• [Material provided]
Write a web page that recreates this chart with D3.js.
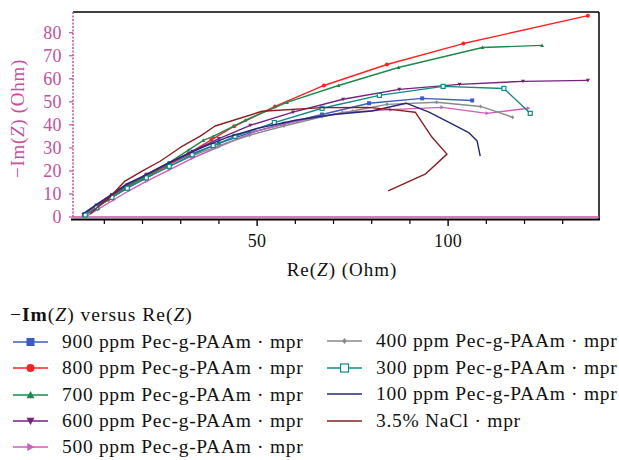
--
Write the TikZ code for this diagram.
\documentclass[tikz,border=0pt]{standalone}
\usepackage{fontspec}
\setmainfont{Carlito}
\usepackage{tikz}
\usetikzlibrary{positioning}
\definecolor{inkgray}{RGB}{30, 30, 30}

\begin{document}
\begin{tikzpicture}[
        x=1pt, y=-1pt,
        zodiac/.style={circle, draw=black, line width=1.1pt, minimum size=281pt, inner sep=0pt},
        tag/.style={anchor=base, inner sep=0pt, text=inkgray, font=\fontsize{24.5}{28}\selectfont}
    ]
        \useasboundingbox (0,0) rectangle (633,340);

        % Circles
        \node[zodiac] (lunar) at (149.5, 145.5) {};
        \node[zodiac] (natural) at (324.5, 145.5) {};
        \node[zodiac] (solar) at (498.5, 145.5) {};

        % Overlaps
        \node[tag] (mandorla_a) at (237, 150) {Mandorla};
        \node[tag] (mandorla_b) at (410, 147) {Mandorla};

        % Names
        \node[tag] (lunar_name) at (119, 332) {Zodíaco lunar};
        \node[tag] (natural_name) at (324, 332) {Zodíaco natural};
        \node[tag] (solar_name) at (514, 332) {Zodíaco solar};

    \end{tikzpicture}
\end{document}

• [Task instructions] Extract and output the part that opens with the line containing "Write the TikZ code for this diagram." and closes with the line containing "at (498.5, 145.5)", unchanged, ends included.

• [Answer below]
Write the TikZ code for this diagram.
\documentclass[tikz,border=0pt]{standalone}
\usepackage{fontspec}
\setmainfont{Carlito}
\usepackage{tikz}
\usetikzlibrary{positioning}
\definecolor{inkgray}{RGB}{30, 30, 30}

\begin{document}
\begin{tikzpicture}[
        x=1pt, y=-1pt,
        zodiac/.style={circle, draw=black, line width=1.1pt, minimum size=281pt, inner sep=0pt},
        tag/.style={anchor=base, inner sep=0pt, text=inkgray, font=\fontsize{24.5}{28}\selectfont}
    ]
        \useasboundingbox (0,0) rectangle (633,340);

        % Circles
        \node[zodiac] (lunar) at (149.5, 145.5) {};
        \node[zodiac] (natural) at (324.5, 145.5) {};
        \node[zodiac] (solar) at (498.5, 145.5) {};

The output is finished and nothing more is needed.